1) A signal that is positive if there was a match, or negative otherwise.

2) If the output is positive, the offset of the matching register (i.e. register address) should be stored in [31:0] register value.

(of course there will also be a simple reset logic)

I am thinking to use on-chip memory as 19KByte doesn't seem like a big deal, and create a module where a number of 32-bit registers will be a parameter. Those registers will be exported to a on-chip CPU, where software would write some data into it (HAL + uCOS).

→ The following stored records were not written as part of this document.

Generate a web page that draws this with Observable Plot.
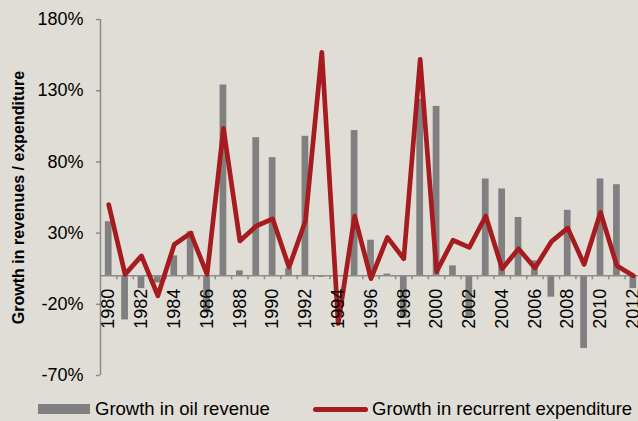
<!DOCTYPE html>
<html><head><meta charset="utf-8">
<script src="https://cdn.jsdelivr.net/npm/d3@7"></script>
<script src="https://cdn.jsdelivr.net/npm/@observablehq/plot@0.6"></script>
<style>
html,body{margin:0;padding:0;background:#dfddd5;}
#chart{width:638px;height:421px;position:relative;overflow:hidden;font-family:"Liberation Sans",Arial,sans-serif;color:#000;}
#chart svg{display:block;}
.legend{position:absolute;left:0;top:392px;width:638px;height:29px;font-size:18.5px;}
.legend span{position:absolute;line-height:20px;white-space:nowrap;}
.sw-bar{position:absolute;background:#808080;}
.sw-line{position:absolute;background:#a51b1f;border-radius:3px;}
</style></head><body>
<div id="chart"></div>
<script>
const years = [1980,1981,1982,1983,1984,1985,1986,1987,1988,1989,1990,1991,1992,1993,1994,1995,1996,1997,1998,1999,2000,2001,2002,2003,2004,2005,2006,2007,2008,2009,2010,2011,2012];
const oilRevenue = [38,-31,-9,-5,14,31,-26,134,3.5,97,83,5,98,-1,0,102,25,1.2,-30,124,119,7,-30,68,61,41,10.5,-15,46,-51,68,64,-9];
const recurrentExpenditure = [50,1,14,-14,22,30,1,103.5,24.5,35,40,6,38.5,157,-33.5,42,-2,27,12,152,3,25,20,42,5,19,5.5,24,33.5,8,44.5,7,0];
const yTicks = [-70,-20,30,80,130,180];
const xLabels = [1980,1982,1984,1986,1988,1990,1992,1994,1996,1998,2000,2002,2004,2006,2008,2010,2012];
const seriesNames = ["Growth in oil revenue","Growth in recurrent expenditure"];
const yTitle = "Growth in revenues / expenditure";

const W = 638, H = 392, mL = 100, mR = -3, mT = 19, mB = 17;
const step = (W - mL - mR) / years.length;
const font = '"Liberation Sans", Arial, sans-serif';
const data = years.map((year, i) => ({year, oil: oilRevenue[i], exp: recurrentExpenditure[i]}));
const yMin = d3.min(yTicks), yMax = d3.max(yTicks);

const chart = Plot.plot({
  width: W, height: H,
  marginLeft: mL, marginRight: mR, marginTop: mT, marginBottom: mB,
  style: {background: "transparent", fontFamily: font, fontSize: "18px", color: "#000", overflow: "visible"},
  x: {type: "band", domain: years, paddingInner: 0.59, paddingOuter: 0.295, round: false, axis: null},
  y: {domain: [yMin, yMax], axis: null},
  marks: [
    Plot.barY(data, {x: "year", y: "oil", fill: "#808080"}),
    Plot.ruleY([0], {stroke: "#8c8c8c", strokeWidth: 1.5}),
    Plot.ruleX(years.slice(1), {x: d => d, y1: 0, y2: 0, insetBottom: -4, dx: -step / 2, stroke: "#8c8c8c", strokeWidth: 1.5}),
    Plot.ruleX([years[0]], {x: d => d, y1: yMin, y2: yMax, dx: -step / 2, stroke: "#8c8c8c", strokeWidth: 1.5}),
    Plot.axisY(yTicks, {tickSize: 4, tickPadding: 13, tickFormat: d => d + "%", stroke: "#8c8c8c", strokeWidth: 1.5, fontSize: 18, label: null}),
    Plot.line(data, {x: "year", y: "exp", stroke: "#a51b1f", strokeWidth: 4.7, strokeLinejoin: "round", strokeLinecap: "round"}),
    Plot.text(xLabels, {x: d => d, y: 0, text: d => String(d), rotate: -90, textAnchor: "end", lineAnchor: "middle", dy: 13, fontSize: 18, fill: "#000"}),
    Plot.text([yTitle], {frameAnchor: "left", rotate: -90, dx: -82, textAnchor: "middle", lineAnchor: "middle", fontWeight: "bold", fontSize: 16, fill: "#000"})
  ]
});
const root = document.getElementById("chart");
root.appendChild(chart);

const legend = document.createElement("div");
legend.className = "legend";
legend.innerHTML =
  `<div class="sw-bar" style="left:38px;top:12px;width:52px;height:10px"></div>` +
  `<span style="left:95px;top:7px">${seriesNames[0]}</span>` +
  `<div class="sw-line" style="left:313px;top:15px;width:55px;height:4.5px"></div>` +
  `<span style="left:372px;top:7px">${seriesNames[1]}</span>`;
root.appendChild(legend);
</script>
</body></html>
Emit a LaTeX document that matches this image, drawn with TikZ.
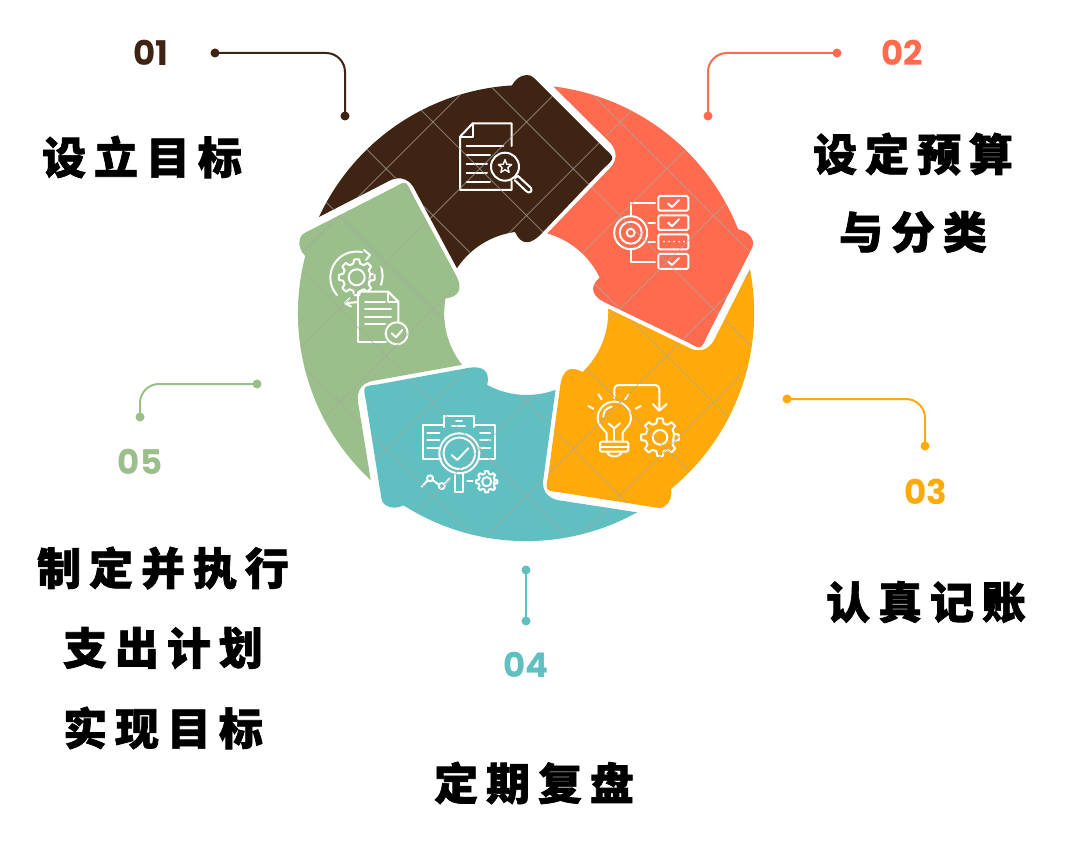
\documentclass[tikz,border=0pt]{standalone}
\usepackage{fontspec}
\setmainfont{Liberation Sans}
\newfontfamily\cjk[LetterSpace=18,BoldFeatures={FakeBold=1.5}]{Noto Sans CJK SC}
\newfontfamily\numf{Poppins}
\usetikzlibrary{calc}
\definecolor{cbrown}{HTML}{3F2413}
\definecolor{cred}{HTML}{FF6B4E}
\definecolor{corange}{HTML}{FFA90A}
\definecolor{cteal}{HTML}{60BFC0}
\definecolor{cgreen}{HTML}{9BBF8A}
\definecolor{cwm}{HTML}{A8A8A0}
\newcommand\segshape{(319,217) arc[start angle=204.9,end angle=266.5,radius=228]
  .. controls (515,80) and (520,75) .. (527,75) .. controls (530,75) and (532,76) .. (534,78)
  -- (604,148) .. controls (615,158) .. (604,168)
  -- (542,233) .. controls (530,246) and (521,245) .. (515,232)
  arc[start angle=262.4,end angle=213.7,radius=83]
  -- (415,190) .. controls (408,175) and (395,177) .. (387,182) -- cycle}
\newcommand\latticelines{%
  \foreach \k in {-6,...,6}{%
    \draw[wm] ({200},{555+93.5*\k-200}) -- ({850},{555+93.5*\k-850});
    \draw[wm] ({200},{-311+93.5*\k+200}) -- ({850},{-311+93.5*\k+850});
  }}
\newcommand\gearpath[5]{% cx,cy,outer,root,teeth
  \draw[ic] ({#1+#4*cos(-0.32*360/#5)},{#2+#4*sin(-0.32*360/#5)})
   \foreach \i [evaluate=\i as \ang using 360/#5*\i] in {0,...,#5}{
     -- ({#1+#3*cos(\ang-0.18*360/#5)},{#2+#3*sin(\ang-0.18*360/#5)})
     -- ({#1+#3*cos(\ang+0.18*360/#5)},{#2+#3*sin(\ang+0.18*360/#5)})
     -- ({#1+#4*cos(\ang+0.32*360/#5)},{#2+#4*sin(\ang+0.32*360/#5)})
     -- ({#1+#4*cos(\ang+0.68*360/#5)},{#2+#4*sin(\ang+0.68*360/#5)})
  } -- cycle;}
\tikzset{
  ic/.style={draw=white,line width=2pt,line join=round,line cap=round},
  wm/.style={draw=cwm,line width=0.8pt,opacity=0.65},
  dotn/.style={circle,fill=#1,inner sep=0pt,minimum size=9pt},
  lead/.style={draw=#1,line width=2pt,rounded corners=19pt},
  captext/.style={font=\cjk\bfseries\fontsize{44}{44}\selectfont,text=black,inner sep=0pt},
  numl/.style={font=\numf\bfseries\fontsize{34}{34}\selectfont,text=#1,inner sep=0pt}
}
\begin{document}
\begin{tikzpicture}[x=1pt,y=-1pt]
\useasboundingbox (0,0) rectangle (1068,850);
\fill[white] (0,0) rectangle (1068,850);
% segments
\fill[cbrown] \segshape;
\begin{scope}[rotate around={-72:(526,313)}]\fill[cred] \segshape;\end{scope}
\begin{scope}[rotate around={-144:(526,313)}]\fill[corange] \segshape;\end{scope}
\begin{scope}[rotate around={-216:(526,313)}]\fill[cteal] \segshape;\end{scope}
\begin{scope}[rotate around={-288:(526,313)}]\fill[cgreen] \segshape;\end{scope}
% icon 1: document and star magnifier
\draw[ic] (511.7,146) -- (511.7,123.3) -- (472.7,123.3) -- (460,136.7) -- (460,190) -- (511.7,190) -- (511.7,181);
\draw[ic] (472.7,123.3) -- (472.7,136.7) -- (460,136.7);
\foreach \yy/\xx in {146/503.3,155/490,164/487,172.7/487,181.7/490}{\draw[ic] (466.7,\yy) -- (\xx,\yy);}
\draw[ic] (505,166.7) circle[radius=14];
\draw[ic,line width=1.4pt] (505,159.7) \foreach \i in {0,...,4}{ -- ({505+3*cos(-54+72*\i)},{166.7+3*sin(-54+72*\i)}) -- ({505+7*cos(-18+72*\i)},{166.7+7*sin(-18+72*\i)}) } -- cycle;
\draw[ic] (515,178) -- (518,176) -- (531,188) .. controls (533,192) and (529,194) .. (526,191) -- (514.5,180);
% icon 2: target and checklist
\draw[ic] (630.7,232.7) circle[radius=16.5];
\draw[ic] (630.7,232.7) circle[radius=11];
\draw[ic] (630.7,232.7) circle[radius=4];
\foreach \yt/\yb in {196/210.7,215.3/230,234.3/249.3,254/269}{\draw[ic,rounded corners=1.5pt] (658.3,\yt) rectangle (688.3,\yb);}
\foreach \yy in {203.5,222.7,261.5}{\draw[ic] (668,\yy) -- (672,{\yy+3.5}) -- (679,{\yy-3.5});}
\foreach \xx in {664,669,674,679,684}{\fill[white] (\xx,241.7) circle[radius=1];}
\draw[ic] (655,203.3) -- (630.7,203.3) -- (630.7,215.7);
\draw[ic] (648.3,222.7) -- (655,222.7);
\draw[ic] (648.3,241.7) -- (655,241.7);
\draw[ic] (630.7,250) -- (630.7,261.7) -- (655,261.7);
% icon 3: bulb, arrow, gear
\draw[ic] (606.5,441.7) -- (606.5,433) .. controls (603,428) and (597.6,425) .. (597.6,418.3) arc[start angle=180,end angle=360,radius=16.7] .. controls (631,425) and (625.5,428) .. (622.5,433) -- (622.5,441.7);
\draw[ic,rounded corners=1.5pt] (600,441.7) rectangle (628.3,451.7);
\draw[ic] (600,446.7) -- (628.3,446.7);
\draw[ic] (607.3,451.7) .. controls (608,458) and (620.5,458) .. (621.7,451.7);
\draw[ic] (608.3,423.3) -- (614.3,428.3) -- (620,423.3);
\draw[ic] (614.3,428.3) -- (614.3,441.7);
\draw[ic] (603.3,416.7) .. controls (603.5,411) and (606,408) .. (611.7,406.7);
\draw[ic] (588.3,406) -- (593.3,408.7);
\draw[ic] (598.3,394.3) -- (601.7,399.3);
\draw[ic] (628.3,394.3) -- (625,399.3);
\draw[ic] (640.7,406) -- (635.7,408.7);
\draw[ic,rounded corners=4pt] (614.3,398.3) -- (614.3,385) -- (659.3,385) -- (659.3,410);
\draw[ic] (652.7,404) -- (659.3,410.7) -- (666.7,404);
\gearpath{660}{437.3}{19}{14.5}{8}
\draw[ic] (660,437.3) circle[radius=7.3];
% icon 4: documents, magnifier, chart, gear
\draw[ic] (444.3,427) -- (444.3,416) -- (474,416) -- (474,427);
\draw[ic] (443,425) -- (423.3,425) -- (423.3,459) -- (441,459);
\draw[ic] (475,425) -- (495,425) -- (495,459) -- (479,459);
\foreach \yy in {432.7,440,448.3}{\draw[ic] (427.3,\yy) -- (439.3,\yy);\draw[ic] (480,\yy) -- (490,\yy);}
\draw[ic] (456,421) -- (462,421);
\draw[ic] (452,426) -- (465,426);
\draw[ic] (459.3,453.3) circle[radius=20];
\draw[ic] (459.3,453.3) circle[radius=15.7];
\draw[ic] (451.7,455) -- (457.3,460) -- (468.3,448.3);
\draw[ic] (455,473.3) rectangle (462.7,492.3);
\draw[ic] (421.7,486.7) -- (427.5,480.5);
\draw[ic] (432.5,480) -- (438.5,484.5);
\draw[ic] (444.5,484) -- (450,478.3);
\draw[ic] (430,478.3) circle[radius=3];
\draw[ic] (441.7,486) circle[radius=3];
\draw[ic] (467.3,480.7) -- (472.7,480.7);
\gearpath{486.7}{481.7}{10.7}{8.2}{8}
\draw[ic] (486.7,481.7) circle[radius=4.6];
% icon 5: gear, arrows, document
\gearpath{356.7}{277.3}{18}{14}{8}
\draw[ic] (356.7,277.3) circle[radius=8];
\draw[ic] (337,295) arc[start angle=138,end angle=283,radius=26];
\draw[ic] (364,250) -- (370,255) -- (366,260);
\draw[ic] (381,267) arc[start angle=-20,end angle=20,radius=26];
\draw[ic] (345,303.3) -- (358,302);
\draw[ic] (350,298) -- (345,303.3) -- (351,306.5);
\draw[ic] (358.3,291.7) -- (388.3,291.7) -- (398.3,301.7) -- (398.3,324);
\draw[ic] (388.3,291.7) -- (388.3,301.7) -- (398.3,301.7);
\draw[ic] (358.3,291.7) -- (358.3,341.7) -- (386,341.7);
\foreach \yy/\xx in {301.7/385,309/391,316.7/391,324.3/385}{\draw[ic] (365,\yy) -- (\xx,\yy);}
\draw[ic,fill=cgreen] (396.7,333.3) circle[radius=11];
\draw[ic] (391.7,333.3) -- (396,337.3) -- (402.3,330);
% watermark lattice
\begin{scope}\clip \segshape;\latticelines\end{scope}
\begin{scope}[rotate around={-72:(526,313)}]\clip \segshape;\begin{scope}[rotate around={72:(526,313)}]\latticelines\end{scope}\end{scope}
\begin{scope}[rotate around={-144:(526,313)}]\clip \segshape;\begin{scope}[rotate around={144:(526,313)}]\latticelines\end{scope}\end{scope}
\begin{scope}[rotate around={-216:(526,313)}]\clip \segshape;\begin{scope}[rotate around={216:(526,313)}]\latticelines\end{scope}\end{scope}
\begin{scope}[rotate around={-288:(526,313)}]\clip \segshape;\begin{scope}[rotate around={288:(526,313)}]\latticelines\end{scope}\end{scope}
% leaders
\node[dotn=cbrown] (a1) at (215,53) {};
\node[dotn=cbrown] (b1) at (345,116) {};
\draw[lead=cbrown] (a1.center) -| (b1.center);
\node[dotn=cred] (a2) at (837,53) {};
\node[dotn=cred] (b2) at (708,116) {};
\draw[lead=cred] (a2.center) -| (b2.center);
\node[dotn=corange] (a3) at (787,399) {};
\node[dotn=corange] (b3) at (925,446) {};
\draw[lead=corange] (a3.center) -| (b3.center);
\node[dotn=cteal] (a4) at (526,570) {};
\node[dotn=cteal] (b4) at (526,621) {};
\draw[lead=cteal] (a4.center) -- (b4.center);
\node[dotn=cgreen] (a5) at (257,384) {};
\node[dotn=cgreen] (b5) at (140,417) {};
\draw[lead=cgreen] (a5.center) -| (b5.center);
% numbers
\node[numl=cbrown] (n1) at (151,53) {01};
\node[numl=cred] (n2) at (902,53) {02};
\node[numl=corange] (n3) at (926,492) {03};
\node[numl=cteal] (n4) at (526,665) {04};
\node[numl=cgreen] (n5) at (140,462) {05};
% captions
\node[captext] (t1) at (142,157) {设立目标};
\node[captext] (t2a) at (913,154) {设定预算};
\node[captext] (t2b) at (913,232) {与分类};
\node[captext] (t3) at (926,602) {认真记账};
\node[captext] (t4) at (534,783) {定期复盘};
\node[captext] (t5a) at (163,568) {制定并执行};
\node[captext] (t5b) at (163,648) {支出计划};
\node[captext] (t5c) at (163,728) {实现目标};
\end{tikzpicture}
\end{document}
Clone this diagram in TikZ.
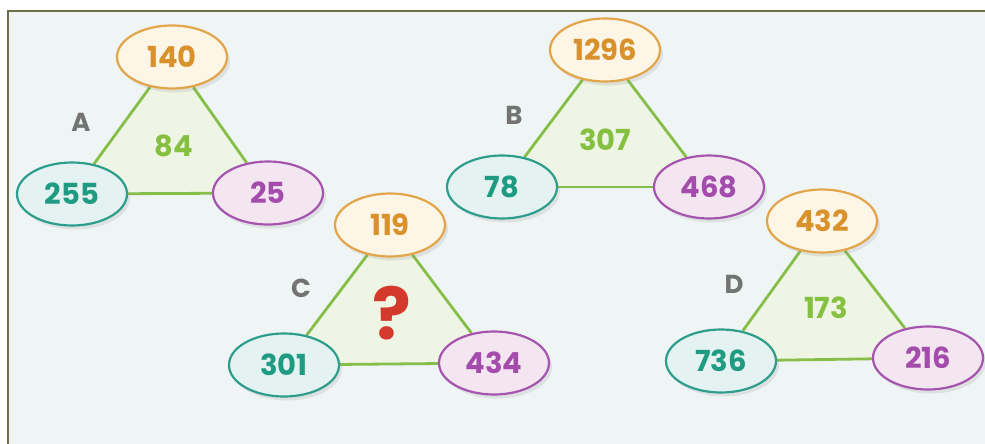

Does this sound as a good idea thus far? Now, I can think about two ways to go from here to compare that number against value in registers:

Way #1, something like:

[code]

for (i = 0; i < MAX_REGS_PARAMETER; ++i)

begin

if (input_data[31:0] == reg[31 + (i * ...)i * ...)])

output_signal <= 1'b1;

end

[code]

...

Way #2, generated combinatorial:

[code]

assign output_signal = (input_data[31:0] == reg1[31:0]) || (input_data[31:0] == reg2[31:00]) ....

[code]

I am not sure about how that code will synthesize and how big of a delay this comparison will introduce. Will that comparison take long and does it make sense to pipeline or no?

Which way do you think is better and why? Or is there any other way to do a thing like that? How would you do it? Your help is very much appreciated.

Thank you very much,

V.

Altera_Forum · ‎05-22-2012

You have basically correct RTL in both cases, but both will require 160K flops rather than 160K bits of SRAM. With SRAM inside an FPGA, you can read one value per cycle, so you can only compare the input to one value at a time. Only some of the largest FPGAs have more than 160K flops, I think that it's just the ones over $1K.

If your constraints allow you to use 5K clocks to read all of the SRAM entries, then you can easily fit this into an FPGA.

But if you need the compare results faster, then you will probably need to use an external CAM, or consider alternative approaches, such as binary trees.

You will find a few references to implementing CAM in FPGAs using SRAM, but those techniques usually only allow a small number of of compare values (it's hard to go much beyond ~100 entries).

\c

Altera_Forum · ‎05-23-2012

Since reading through 5000 memory locations can take a while, if your system needs speed you can break that up into several parallel sequencers. Using 256 entries each (for an M9K memory) you can increase your speed by about 20x and still maintain 32 bits per compare.

If you need significantly fewer than 256 cycles, you could break the compares accross several memories - a technique you should find through a search for CAMs and FPGAs - where you can use 8 memories with 4 bits each for the compare and cycle through 576 entries 36 at a time in 16 clocks in each "octet" of memory elements. This would quadruple the number of bits per compare to 128 but with a quicker hit.

This could be extended to 4 memories with 8 bits each for the compare to look at 36 entries at once. The number of bits per compare swells to 1024 bits per compare which will outgrow most devices for 5k entries.

The piecemeal compares would be implemented in the FPGA fabric with pseudo-code for the fastest results might look something like

for( 1=0; i<MAX_REGS_PARAMETER/36; ++i)

if( input_data[31:24][35:0]

& input_data[23:16][35:0]

& input_data[15:8][35:0]

& input_data[7:0][35:0] != 36'd0

) output_signals[i] <= 1'b1;

output_signal <= |output_signals;